Meine Fotoreportage "Welcome to Williston - Letzte Hoffnung Ölboom" lagen gleich mehrere Themengebiete zugrunde, u. a. die Vereinigten Staaten zu Zeiten einer tiefen Krise, die unbändige Gier nach Öl und das Versprechen der Chancengleichheit des Amerikanischen Traums. All dies konzentriert auf einen kleinen Ort in North Dakota - Williston. In diesem konkreten Fall bin ich mit meinem damaligen Professor bei der Suche nach Themen für meine Abschlussarbeit auf kleinere Meldungen zu dem Thema in den Wirtschaftsresorts gestoßen; mit der menschlichen Seite des Ölbooms schien sich noch niemand genauer beschäftigt zu haben, auch fotografisch wurde das Thema bis zu diesem Zeitpunkt nicht eingehender betrachtet. Vieles sprach für eine Umsetzbarkeit und so ging ich das Risiko ein dort zweimal hin zu reisen, zu Beginn meiner ersten Reise hat ich auch keine konkrete Idee für die Umsetzung.

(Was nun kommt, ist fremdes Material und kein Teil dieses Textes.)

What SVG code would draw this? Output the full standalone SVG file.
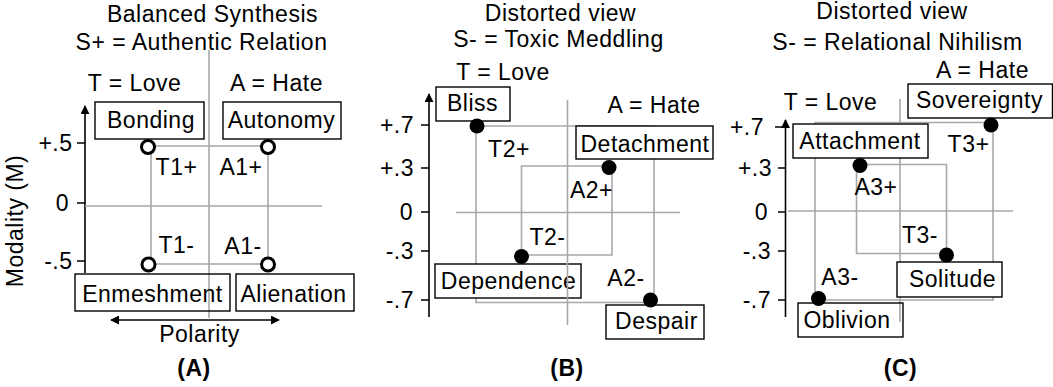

6. Was ist das perfekte Handwerkzeug, auf welches Gerät/welche Technik möchten Sie nicht verzichten?

Wichtiger als die modernste Kamera ist es, mit Neugier vor die Haustür zu gehen, um sich mit einem Thema auseinanderzusetzten. Bei meiner Arbeitsweise entstehen die Bilder dann situativ. Dabei habe ich festgestellt, dass eine Kleinbildkamera mit einem 35mm-Objektiv meistens das richtige "Gerät" ist, die Neugier ist so gesehen dann die richtige "Technik". Auf beides möchte ich nicht verzichten.

7. Ihr ikonographisches Bild (des Jahrhunderts)?

Schwer zu sagen, da ich kein Fototheoretiker bin und es auch nicht das eine Bild gibt. An dieser Stelle kann ich die üblichen Namen, von Robert Capas fallendem Kämpfer im spanischen Bürgerkrieg, bis hin zu Luis Sincos "The Marlboro Marine" nennen; sie sind eben Teil eines kollektiven Gedächtnisses geworden. Persönlich rechne ich trauriger Weise einem aktuellen Bild hohes Potential zu, es ist die Aufnahme, die Taslima Akhter von den beiden Opfer des Fabrikgebäudeeinsturzes im April diesen Jahres in Bangladesch gemacht hat. Sie halten sich in den Armen und sind unter Trümmern begraben. Das Bild verfolgt mich.

8. Bei welchem Ereignis wären Sie als Fotograf gerne dabei gewesen?

Der Mauerfall wäre bestimmt interessant gewesen, nur war ich damals zu jung.

9. Ihr Tipp für junge, zukünftige Fotojournalisten.

Haltet die Flamme am Lodern! Es wird bestimmt nicht einfacher, mit Fotojournalismus seinen Lebensunterhalt zu bestreiten.